La protection des sources est l’une des pierres angulaires de la profession de journaliste. La Société des Rédacteurs du Figaro s’étonne que Mediapart méprise cette règle fondamentale, qui plus est sur la base d’informations inexactes, non vérifiées et non recoupées.

Stéphane Durand-Souffland
Président

Philippe Riès

La Société des rédacteurs du Figaro n'est pas sans savoir que les conditions de publication de cet article ont suscité des interrogations au sein même de la rédaction du quotidien. De l'aveu même de Bertille Bayard.
La décision d'interroger, non pas la journaliste, mais la hierarchie rédactionnelle, qui a pris, en connaissance de cause, la décision de publier l'article, est conforme est la pratique que je me suis imposée quand j'exerçais des responsabilités comparables. Je l'assume.
Les "accusateurs" ou critiques de la journaliste du Figaro ont été cités "on the record". C'était une condition sine qua non pour que leurs propos soient rapportés.
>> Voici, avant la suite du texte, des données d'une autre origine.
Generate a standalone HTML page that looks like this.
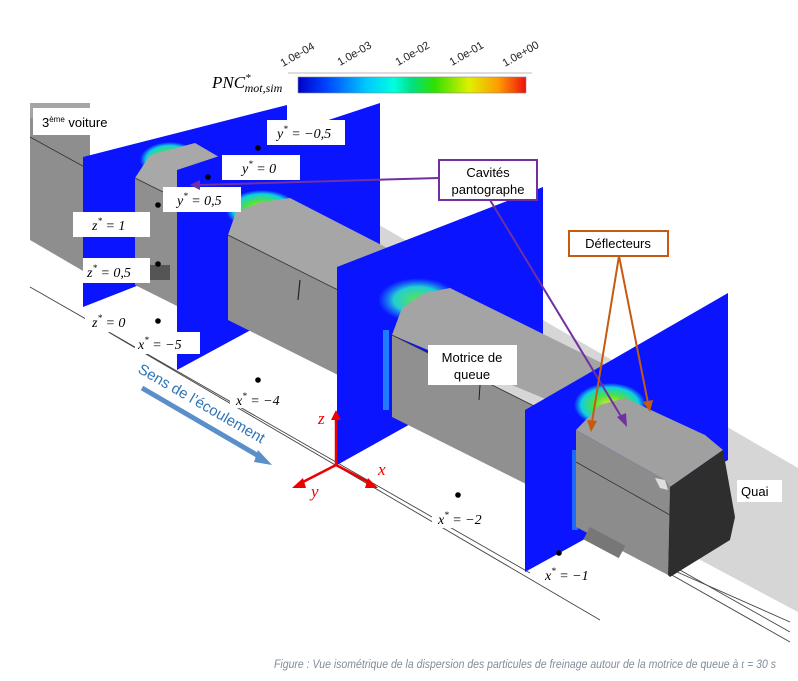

Incidemment, ils ont été recoupés, puisque démentis.
La "source potentielle" citée par ces critiques a été interrogée et a pu donner sa version, conformément aux principes élémentaires du journalisme (la déontologie ne s'y résume pas).
Médiapart ne cherchait pas à susciter une polémique qui existait déjà (sans être publique). C'est le directeur adjoint de la rédaction du Figaro qui a parlé de "campagne".
L'objectif de l'article était avant tout de réfléchir sur la manière dont, pendant exactement les mêmes journées, la Société Générale a pu conserver la confidentialité sur une information mettant potentiellement en cause son existence. Le parallèle avec Richelieu Finance nous a paru instructif.
Pour finir, et en réponse à un autre commentaire sur cet article, aucun journaliste n'ignore que les sources ont généralement un objectif qui leur est propre agenda et des arrières-pensées. C'est d'ailleurs manifestement le cas de l'auteur du commentaire en question. C'est pourquoi identifier ses sources, toutes ses sources, le plus précisemment possible est une autre règle de base.